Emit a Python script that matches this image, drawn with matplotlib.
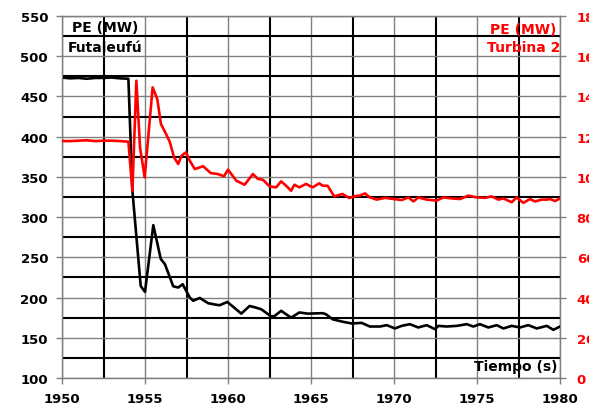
import matplotlib
matplotlib.use("Agg")
import matplotlib.pyplot as plt
from matplotlib.ticker import MultipleLocator

# ---- data ----
futa_t = [1950.0, 1950.5, 1951.0, 1951.5, 1952.0, 1952.5, 1953.0, 1953.5, 1954.0,
          1954.24, 1954.74, 1955.0, 1955.5, 1955.95, 1956.2, 1956.7, 1957.0, 1957.27,
          1957.7, 1957.9, 1958.3, 1958.8, 1959.3, 1959.5, 1959.96, 1960.4, 1960.8,
          1961.3, 1961.6, 1962.0, 1962.6, 1962.8, 1963.2, 1963.8, 1964.3, 1964.8,
          1965.1, 1965.7, 1965.9, 1966.3, 1966.9, 1967.45, 1968.05, 1968.55, 1969.16,
          1969.56, 1970.06, 1970.46, 1970.96, 1971.46, 1971.97, 1972.47, 1972.67,
          1973.17, 1973.78, 1974.38, 1974.78, 1975.18, 1975.68, 1976.19, 1976.59,
          1977.09, 1977.59, 1978.09, 1978.6, 1979.2, 1979.6, 1980.0]
futa_pe = [473.5, 472.5, 473.0, 472.0, 473.0, 473.0, 473.5, 472.5, 472.0,
           333.0, 214.5, 207.0, 290.0, 248.0, 241.5, 214.0, 212.5, 216.5,
           200.0, 196.0, 199.5, 193.0, 191.0, 190.5, 194.5, 187.0, 180.0,
           189.5, 188.0, 185.5, 176.5, 177.0, 183.5, 175.0, 181.5, 180.0,
           180.2, 180.6, 179.3, 173.0, 170.0, 167.8, 168.5, 164.0, 164.0,
           165.7, 161.6, 164.8, 166.9, 162.8, 165.7, 160.7, 164.8,
           164.0, 164.8, 166.9, 164.0, 166.9, 162.8, 165.7, 161.6,
           164.8, 162.8, 165.7, 161.6, 164.8, 159.9, 164.0]

turb_t = [1950.0, 1950.5, 1951.0, 1951.5, 1952.0, 1952.5, 1953.0, 1953.5, 1954.0,
          1954.24, 1954.48, 1954.7, 1954.98, 1955.46, 1955.74, 1955.96, 1956.27,
          1956.5, 1956.75, 1957.0, 1957.2, 1957.47, 1957.7, 1958.0, 1958.5, 1958.96,
          1959.4, 1959.76, 1960.0, 1960.5, 1961.0, 1961.5, 1961.8, 1962.1, 1962.5,
          1962.9, 1963.2, 1963.5, 1963.8, 1964.0, 1964.3, 1964.7, 1965.1, 1965.5,
          1965.7, 1966.0, 1966.4, 1966.9, 1967.3, 1967.75, 1967.95, 1968.25, 1968.55,
          1968.96, 1969.46, 1969.97, 1970.47, 1970.87, 1971.17, 1971.47, 1971.97,
          1972.57, 1972.97, 1973.47, 1973.98, 1974.48, 1974.98, 1975.48, 1975.88,
          1976.29, 1976.59, 1977.09, 1977.39, 1977.79, 1978.19, 1978.49, 1978.9,
          1979.2, 1979.4, 1979.7, 1980.0]
turb_pe = [117.8, 117.8, 118.0, 118.2, 117.8, 118.0, 118.0, 117.8, 117.5,
           93.1, 147.8, 114.7, 99.8, 144.5, 138.7, 126.3, 121.3,
           117.2, 109.7, 106.4, 110.5, 112.2, 108.0, 103.9, 105.3, 101.9,
           101.4, 100.3, 103.6, 98.1, 96.1, 101.4, 99.0, 98.6, 95.3,
           94.8, 97.8, 95.6, 93.1, 96.1, 94.8, 96.5, 94.8, 96.8,
           95.6, 95.6, 90.3, 91.5, 89.5, 90.6, 90.7, 91.8, 89.8,
           88.7, 89.6, 89.0, 88.5, 89.8, 87.8, 89.8, 88.7,
           88.2, 89.8, 89.3, 89.0, 90.7, 89.8, 89.6, 90.3,
           88.7, 89.3, 87.4, 89.8, 87.1, 89.0, 87.8, 88.7,
           88.7, 89.0, 88.0, 89.3]

x_lim = (1950, 1980)
left_lim = (100, 550)
right_lim = (0, 180)

FONT = "DejaVu Sans"
plt.rcParams["font.family"] = [FONT]

fig = plt.figure(figsize=(5.89, 4.14), dpi=100)
ax = fig.add_axes([62 / 589, 1 - 379 / 414, (560 - 62) / 589, (379 - 17) / 414])

ax.set_xlim(*x_lim)
ax.set_ylim(*left_lim)
ax.xaxis.set_major_locator(MultipleLocator(5))
ax.xaxis.set_minor_locator(MultipleLocator(2.5))
ax.yaxis.set_major_locator(MultipleLocator(50))
ax.yaxis.set_minor_locator(MultipleLocator(25))
ax.grid(which="major", color="#808080", lw=1.0)
ax.grid(which="minor", color="black", lw=1.5)
ax.set_axisbelow(True)
ax.tick_params(which="minor", length=0)
ax.tick_params(which="major", direction="out", length=4, width=1, color="#808080",
               labelsize=9.5)
ax.tick_params(axis="y", pad=6)
ax.tick_params(axis="x", pad=6)
for lab in ax.get_xticklabels() + ax.get_yticklabels():
    lab.set_fontweight("bold")
for s in ax.spines.values():
    s.set_color("#808080")
    s.set_linewidth(1.0)

ax.plot(futa_t, futa_pe, color="black", lw=1.9, zorder=3)

ax2 = ax.twinx()
ax2.set_ylim(*right_lim)
ax2.yaxis.set_major_locator(MultipleLocator(20))
ax2.tick_params(axis="y", direction="out", length=4, width=1, color="#808080",
                labelsize=9.5, labelcolor="red", pad=8)
for lab in ax2.get_yticklabels():
    lab.set_fontweight("bold")
for s in ax2.spines.values():
    s.set_color("#808080")
ax2.plot(turb_t, turb_pe, color="red", lw=1.9, zorder=3)

ax.text(1952.6, 536.5, "PE (MW)", ha="center", va="center", fontsize=10,
        fontweight="bold", color="black", zorder=5)
ax.text(1952.6, 511.5, "Futaleufú", ha="center", va="center", fontsize=10,
        fontweight="bold", color="black", zorder=5)
ax.text(1979.8, 534.0, "PE (MW)", ha="right", va="center", fontsize=10,
        fontweight="bold", color="red", zorder=5)
ax.text(1980.0, 511.5, "Turbina 2", ha="right", va="center", fontsize=10,
        fontweight="bold", color="red", zorder=5)
ax.text(1979.85, 115.0, "Tiempo (s)", ha="right", va="center", fontsize=10,
        fontweight="bold", color="black", zorder=5)

fig.savefig("out.png", dpi=100)
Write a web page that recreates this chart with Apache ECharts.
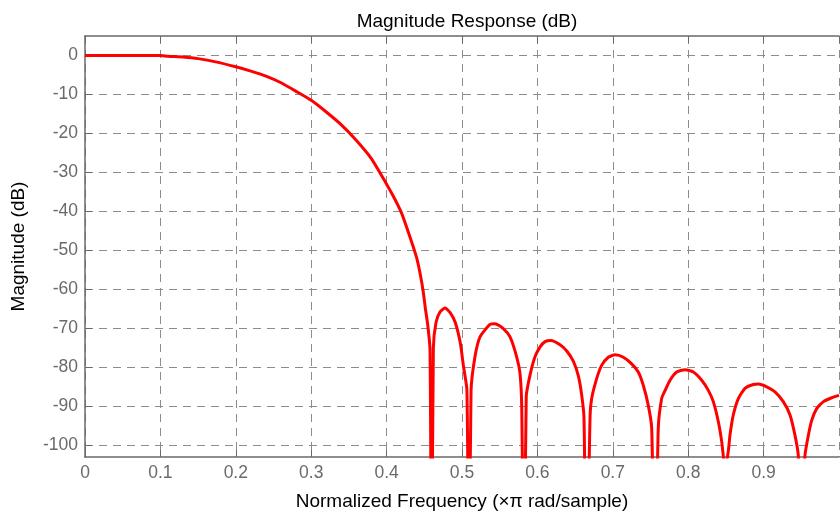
<!DOCTYPE html>
<html>
<head>
<meta charset="utf-8">
<script src="https://cdn.jsdelivr.net/npm/echarts@6/dist/echarts.min.js"></script>
<style>
html, body { margin: 0; padding: 0; background: #fff; }
#chart { width: 840px; height: 516px; }
</style>
</head>
<body>
<div id="chart"></div>
<script>
// 频率 (x pi rad/sample)
var freq = [
	0, 0.05, 0.1, 0.11, 0.13, 0.15, 0.175, 0.2, 0.22, 0.24, 0.26, 0.28, 0.3,
	0.32, 0.34, 0.36, 0.38, 0.4, 0.41, 0.42, 0.43, 0.44, 0.445, 0.4485, 0.4515,
	0.4545, 0.4576, 0.4597, 0.462, 0.4655, 0.4708, 0.4775, 0.4845, 0.4911, 0.4977,
	0.502, 0.5065, 0.5093, 0.512, 0.5172, 0.5239, 0.5371, 0.5438, 0.5544, 0.5637,
	0.5725, 0.5769, 0.5792, 0.5822, 0.5852, 0.5902, 0.5968, 0.6034, 0.6101, 0.618,
	0.63, 0.6389, 0.6476, 0.6543, 0.6588, 0.6618, 0.6652, 0.6698, 0.672, 0.6786,
	0.6852, 0.694, 0.703, 0.714, 0.725, 0.7338, 0.7404, 0.747, 0.7516, 0.756,
	0.7603, 0.7648, 0.7692, 0.7759, 0.7847, 0.7958, 0.8068, 0.8179, 0.8267, 0.8333,
	0.8399, 0.8444, 0.849, 0.8532, 0.8554, 0.8598, 0.8665, 0.8753, 0.8863, 0.893,
	0.9041, 0.9151, 0.9261, 0.935, 0.9416, 0.946, 0.9506, 0.9549, 0.9594, 0.9638,
	0.9704, 0.9794, 0.9903, 1.0
];
// 幅度 dB
var mag = [
	0, 0, 0, -0.2, -0.4, -0.8, -1.7, -2.9, -4.0, -5.3, -7.0, -9.2, -11.5,
	-14.5, -17.8, -21.8, -26.5, -33, -36.5, -40.5, -46, -52, -56.5, -60.5, -65,
	-69, -75.5, -140, -75, -68.5, -65.8, -64.8, -66, -68.5, -73.7,
	-79.8, -85.8, -140, -86, -77.3, -72.2, -69, -68.8, -70, -72.2,
	-77.3, -81.5, -90, -140, -87.5, -82, -77.3, -74.8, -73.4, -73.1,
	-74.2, -75.8, -78.4, -82.2, -87.2, -93, -140, -93, -88, -82.9,
	-79.5, -77.4, -76.8, -77.4, -79.1, -81.2, -84.6, -89.7, -95.6, -140,
	-95.6, -88, -86, -83.3, -81.2, -80.6, -81.2, -83.3, -85.9, -88.8,
	-93.9, -99, -106, -101.5, -97.4, -92.2, -88, -85.4, -84.4, -84.3,
	-85, -86.3, -88.8, -92.2, -97.4, -102.6, -125, -102.6, -97.4, -93.6,
	-90.6, -88.8, -87.8, -87.2
];
// 刻度
var yTicks = [0, -10, -20, -30, -40, -50, -60, -70, -80, -90, -100];

var data = [];
for (var i = 0; i < freq.length; i++) {
	data.push([freq[i], mag[i]]);
}

var FONT = 'Liberation Sans, Arial, Helvetica, sans-serif';
var axisGray = '#6a6a6a';
var gridGray = '#8c8c8c';

var mychart = echarts.init(document.getElementById('chart'), null, { renderer: 'canvas' });
var option = {
	animation: false,
	title: {
		text: 'Magnitude Response (dB)',
		left: 462,
		top: 7,
		textAlign: 'center',
		textStyle: { fontFamily: FONT, fontSize: 19, fontWeight: 'normal', color: '#000' }
	},
	grid: { left: 85, right: 1, top: 36, bottom: 58 },
	xAxis: [{
		type: 'value',
		position: 'bottom',
		min: 0,
		max: 1,
		interval: 0.1,
		name: 'Normalized Frequency (\u00d7\u03c0 rad/sample)',
		nameLocation: 'middle',
		nameGap: 35,
		nameTextStyle: { fontFamily: FONT, fontSize: 19, color: '#000' },
		axisLine: { show: true, onZero: false, lineStyle: { color: axisGray, width: 1.5 } },
		axisTick: { show: true, inside: true, length: 7, lineStyle: { color: axisGray } },
		axisLabel: { margin: 7, showMaxLabel: false, fontFamily: FONT, fontSize: 17.5, color: axisGray },
		splitLine: { show: true, lineStyle: { color: gridGray, type: [8, 6], width: 1 } }
	}, {
		type: 'value',
		position: 'top',
		min: 0,
		max: 1,
		interval: 0.1,
		axisLine: { show: true, onZero: false, lineStyle: { color: axisGray, width: 1.5 } },
		axisTick: { show: true, inside: true, length: 7, lineStyle: { color: axisGray } },
		axisLabel: { show: false },
		splitLine: { show: false }
	}],
	yAxis: {
		type: 'value',
		min: -103,
		max: 5,
		name: 'Magnitude (dB)',
		nameLocation: 'middle',
		nameGap: 57,
		nameTextStyle: { fontFamily: FONT, fontSize: 19, color: '#000' },
		axisLine: { show: true, onZero: false, lineStyle: { color: axisGray, width: 1.5 } },
		axisTick: { show: true, inside: true, length: 7, customValues: yTicks, lineStyle: { color: axisGray } },
		axisLabel: { margin: 7, customValues: yTicks, fontFamily: FONT, fontSize: 17.5, color: axisGray },
		splitLine: { show: true, lineStyle: { color: gridGray, type: [8, 6], width: 1 } }
	},
	series: [{
		type: 'line',
		data: data,
		xAxisIndex: 0,
		showSymbol: false,
		symbol: 'none',
		smooth: 0.2,
		clip: true,
		lineStyle: { color: '#ff0000', width: 3 }
	}]
};
mychart.setOption(option);
</script>
</body>
</html>
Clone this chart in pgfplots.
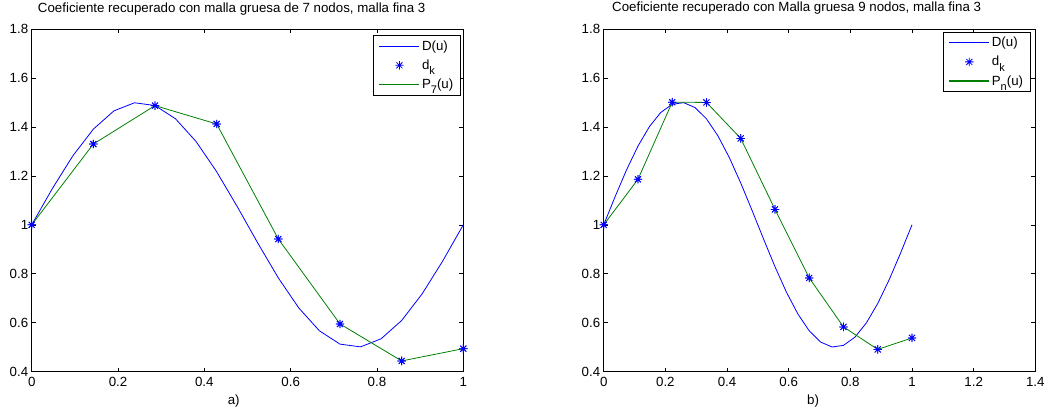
\documentclass[border=0pt]{standalone}
\usepackage{pgfplots}
\pgfplotsset{compat=1.18}
\usepackage{pgfplotstable}
\usepackage{fontspec}
\setmainfont{Liberation Sans}

\definecolor{mblue}{RGB}{0,0,255}
\definecolor{mgreen}{RGB}{0,128,0}

% eight-armed asterisk: a plus and a cross laid over each other
\pgfdeclareplotmark{mstar}{%
  \pgfpathmoveto{\pgfqpoint{-\pgfplotmarksize}{0pt}}%
  \pgfpathlineto{\pgfqpoint{\pgfplotmarksize}{0pt}}%
  \pgfpathmoveto{\pgfqpoint{0pt}{-\pgfplotmarksize}}%
  \pgfpathlineto{\pgfqpoint{0pt}{\pgfplotmarksize}}%
  \pgfpathmoveto{\pgfqpoint{-0.707\pgfplotmarksize}{-0.707\pgfplotmarksize}}%
  \pgfpathlineto{\pgfqpoint{0.707\pgfplotmarksize}{0.707\pgfplotmarksize}}%
  \pgfpathmoveto{\pgfqpoint{-0.707\pgfplotmarksize}{0.707\pgfplotmarksize}}%
  \pgfpathlineto{\pgfqpoint{0.707\pgfplotmarksize}{-0.707\pgfplotmarksize}}%
  \pgfusepathqstroke}

% Fine-mesh coefficient D(u), 7-node case (21 intervals)
\pgfplotstableread{
x y
0.000000 1.0000
0.047619 1.1474
0.095238 1.2817
0.142857 1.3909
0.190476 1.4655
0.238095 1.4986
0.285714 1.4874
0.333333 1.4330
0.380952 1.3401
0.428571 1.2169
0.476190 1.0745
0.523810 0.9255
0.571429 0.7831
0.619048 0.6599
0.666667 0.5670
0.714286 0.5126
0.761905 0.5014
0.809524 0.5345
0.857143 0.6091
0.904762 0.7183
0.952381 0.8526
1.000000 1.0000
}\fineA

% Recovered nodal values d_k, 7-node case
\pgfplotstableread{
x y
0.000000 1.000
0.142857 1.330
0.285714 1.487
0.428571 1.412
0.571429 0.942
0.714286 0.595
0.857143 0.444
1.000000 0.494
}\nodesA

% Fine-mesh coefficient D(u), 9-node case (27 intervals)
\pgfplotstableread{
x y
0.000000 1.0000
0.037037 1.1153
0.074074 1.2244
0.111111 1.3214
0.148148 1.4010
0.185185 1.4591
0.222222 1.4924
0.259259 1.4991
0.296296 1.4790
0.333333 1.4330
0.370370 1.3637
0.407407 1.2748
0.444444 1.1710
0.481481 1.0580
0.518519 0.9420
0.555556 0.8290
0.592593 0.7252
0.629630 0.6363
0.666667 0.5670
0.703704 0.5210
0.740741 0.5009
0.777778 0.5076
0.814815 0.5409
0.851852 0.5990
0.888889 0.6786
0.925926 0.7756
0.962963 0.8847
1.000000 1.0000
}\fineB

% Recovered nodal values d_k, 9-node case
\pgfplotstableread{
x y
0.000000 1.000
0.111111 1.186
0.222222 1.501
0.333333 1.500
0.444444 1.353
0.555556 1.063
0.666667 0.783
0.777778 0.583
0.888889 0.491
1.000000 0.538
}\nodesB

\newcommand{\chartfont}{\fontsize{13.3}{15}\selectfont}
% low-set subscript in the legend entries
\newcommand{\lsub}[1]{\raisebox{-0.38em}{\fontsize{11}{11}\selectfont #1}}

\pgfplotsset{
  matpanel/.style={
    scale only axis,
    width=431.6pt, height=342.7pt,
    anchor=south west,
    ymin=0.4, ymax=1.8,
    ytick={0.4,0.6,0.8,1,1.2,1.4,1.6,1.8},
    yticklabels={0.4,0.6,0.8,1,1.2,1.4,1.6,1.8},
    tick align=inside,
    major tick length=4pt,
    axis line style={line width=0.8pt},
    every tick/.style={black, line width=0.6pt},
    tick label style={font=\chartfont},
    xticklabel style={yshift=-2pt},
    title style={font=\chartfont, anchor=base},
    xlabel style={font=\chartfont, anchor=base},
    legend cell align=left,
    legend style={
      anchor=north east,
      line width=0.9pt,
      font=\chartfont,
      inner xsep=5pt, inner ysep=3pt,
      row sep=4pt,
      nodes={inner sep=2pt},
    },
  },
  fineline/.style={color=mblue, draw=mblue, line width=0.8pt, mark=none,
    legend image code/.code={%
      \draw[draw=mblue, line width=1.1pt] (0pt,0pt) -- (40pt,0pt);}},
  coarseline/.style={color=mgreen, draw=mgreen, line width=0.8pt, mark=none,
    legend image code/.code={%
      \draw[draw=mgreen, line width=1.1pt] (0pt,0pt) -- (40pt,0pt);}},
  dkmarks/.style={color=mblue, only marks, mark=mstar, mark size=4.2pt,
    mark options={draw=mblue, line width=0.8pt},
    legend image code/.code={%
      \path[draw=none] (0pt,0pt) -- (40pt,0pt);
      \path[draw=none]
        plot[mark=mstar, mark size=4.2pt,
             mark options={draw=mblue, line width=0.8pt}]
        coordinates {(20pt,0pt)};}},
}

\begin{document}
\begin{tikzpicture}
\path[use as bounding box] (0pt,0pt) rectangle (1054pt,414pt);

% a) 7 coarse nodes
\begin{axis}[matpanel,
  at={(31.7pt,42.3pt)},
  xmin=0, xmax=1,
  xtick={0,0.2,0.4,0.6,0.8,1},
  xticklabels={0,0.2,0.4,0.6,0.8,1},
  title={Coeficiente recuperado con malla gruesa de 7 nodos, malla fina 3},
  title style={at={(axis description cs:0.4634,1)}, yshift=10.7pt},
  xlabel={a)},
  xlabel style={at={(axis description cs:0.468,0)}, yshift=-33pt},
  legend style={at={(axis description cs:0.994,0.982)}},
]
\addplot[fineline] table {\fineA};
\addlegendentry{D(u)}
\addplot[dkmarks] table {\nodesA};
\addlegendentry{d\lsub{k}}
\addplot[coarseline] table {\nodesA};
\addlegendentry{P\lsub{7}(u)}
\addplot[dkmarks, forget plot] table {\nodesA};
\end{axis}

% b) 9 coarse nodes
\begin{axis}[matpanel,
  at={(603.7pt,42.3pt)},
  xmin=0, xmax=1.4,
  xtick={0,0.2,0.4,0.6,0.8,1,1.2,1.4},
  xticklabels={0,0.2,0.4,0.6,0.8,1,1.2,1.4},
  title={Coeficiente recuperado con Malla gruesa 9 nodos, malla fina 3},
  title style={at={(axis description cs:0.447,1)}, yshift=11.7pt},
  xlabel={b)},
  xlabel style={at={(axis description cs:0.485,0)}, yshift=-32.5pt},
  legend style={at={(axis description cs:0.989,0.992)}},
]
\addplot[fineline] table {\fineB};
\addlegendentry{D(u)}
\addplot[dkmarks] table {\nodesB};
\addlegendentry{d\lsub{k}}
\addplot[coarseline] table {\nodesB};
\addlegendentry{P\lsub{n}(u)}
\addplot[dkmarks, forget plot] table {\nodesB};
\end{axis}
\end{tikzpicture}
\end{document}
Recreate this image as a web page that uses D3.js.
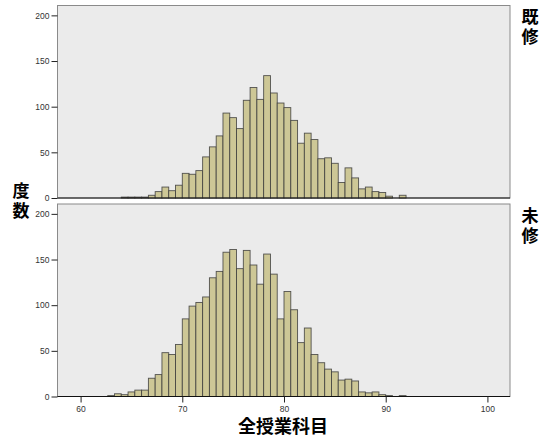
<!DOCTYPE html>
<html>
<head>
<meta charset="utf-8">
<script src="https://cdn.jsdelivr.net/npm/d3@7"></script>
<style>
  body { margin: 0; background: #fff; }
  text { font-family: "Liberation Sans", Arial, sans-serif; }
  .cjk { font-family: "Noto Sans CJK JP", sans-serif; font-weight: bold; }
  .vert { writing-mode: vertical-rl; text-orientation: upright; letter-spacing: 3px; }
</style>
</head>
<body>
<div id="chart"></div>
<script>
// bins are 2/3 wide, starting values
const binWidth = 2 / 3;
const topStart = 64;       // first bin of 既修
const bottomStart = 62.6667; // first bin of 未修

const topCounts = [1, 1, 1, 1, 3, 7, 12, 8, 14, 27, 26, 30, 45, 56, 68, 93, 88, 76, 107, 121,
  108, 134, 115, 104, 99, 85, 60, 71, 64, 43, 44, 38, 17, 33, 22, 10, 12, 7, 6, 2, 0, 3];
const bottomCounts = [1, 3, 2, 5, 7, 7, 20, 24, 48, 46, 57, 85, 99, 103, 109, 130, 137, 158, 161, 140,
  160, 144, 123, 156, 134, 85, 115, 95, 59, 75, 46, 37, 30, 27, 18, 19, 17, 5, 4, 5, 2, 1, 0, 1];

const yTicks = [0, 50, 100, 150, 200];
const xTicks = [60, 70, 80, 90, 100];
const panels = [
  {label: "既修", start: topStart, counts: topCounts},
  {label: "未修", start: bottomStart, counts: bottomCounts}
];

const width = 545, height = 441;
const left = 57.5, right = 510;
const panelTops = [5.5, 204];
const panelHeight = 192.5;

const svg = d3.select("#chart").append("svg")
  .attr("width", width)
  .attr("height", height);

const x = d3.scaleLinear()
  .domain([57.73, 102.22])
  .range([left, right]);

// vertical label, one text element
function vertical(sel, str, cx, y0) {
  sel.append("text")
    .attr("class", "cjk vert")
    .attr("x", cx)
    .attr("y", y0)
    .attr("font-size", 17)
    .attr("fill", "#000")
    .text(str);
}

panels.forEach((p, i) => {
  const top = panelTops[i];
  const bottom = top + panelHeight;
  const y = d3.scaleLinear()
    .domain([0, 210.8])
    .range([bottom, top]);

  const g = svg.append("g");

  g.append("rect")
    .attr("x", left)
    .attr("y", top)
    .attr("width", right - left)
    .attr("height", panelHeight)
    .attr("fill", "#ebebeb")
    .attr("stroke", "#8a8a8a")
    .attr("stroke-width", 1);

  const bins = p.counts.map((c, k) => ({x0: p.start + k * binWidth, x1: p.start + (k + 1) * binWidth, n: c}));

  g.selectAll(".bar")
    .data(bins.filter(d => d.n > 0))
    .enter()
    .append("rect")
    .attr("x", d => x(d.x0))
    .attr("y", d => y(d.n))
    .attr("width", d => x(d.x1) - x(d.x0))
    .attr("height", d => y(0) - y(d.n))
    .attr("fill", "#cdc796")
    .attr("stroke", "#3a3a3a")
    .attr("stroke-opacity", 0.85)
    .attr("stroke-width", 0.9);

  // baseline
  g.append("line")
    .attr("x1", left).attr("x2", right)
    .attr("y1", y(0)).attr("y2", y(0))
    .attr("stroke", "#111")
    .attr("stroke-width", 1.2);

  const yAxis = g.append("g")
    .attr("transform", "translate(" + left + ",0)")
    .call(d3.axisLeft(y).tickValues(yTicks).tickSize(6).tickPadding(2));
  yAxis.select(".domain").remove();
  yAxis.selectAll("line").attr("stroke", "#222");
  yAxis.selectAll("text").attr("font-size", 8.5).attr("fill", "#333");

  // strip label on the right
  vertical(g, p.label, 530, top + 3);

  if (i === 1) {
    const xAxis = g.append("g")
      .attr("transform", "translate(0," + bottom + ")")
      .call(d3.axisBottom(x).tickValues(xTicks).tickSize(6).tickPadding(3));
    xAxis.select(".domain").remove();
    xAxis.selectAll("line").attr("stroke", "#222");
    xAxis.selectAll("text").attr("font-size", 8.5).attr("fill", "#333");
  }
});

// y label
vertical(svg, "度数", 21, 182);

// x label
svg.append("text")
  .attr("class", "cjk")
  .attr("x", 283)
  .attr("y", 433)
  .attr("text-anchor", "middle")
  .attr("font-size", 18)
  .text("全授業科目");
</script>
</body>
</html>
+--
_What the task asks_. Omit the pictures, then repeat exactly each line from the beginning of the listing through the line with "from matplotlib.ticker import MultipleLocator".

_Full response_.
Emit a Python script that matches this image, drawn with matplotlib.
import matplotlib
matplotlib.use("Agg")
import matplotlib.pyplot as plt
from matplotlib.ticker import MultipleLocator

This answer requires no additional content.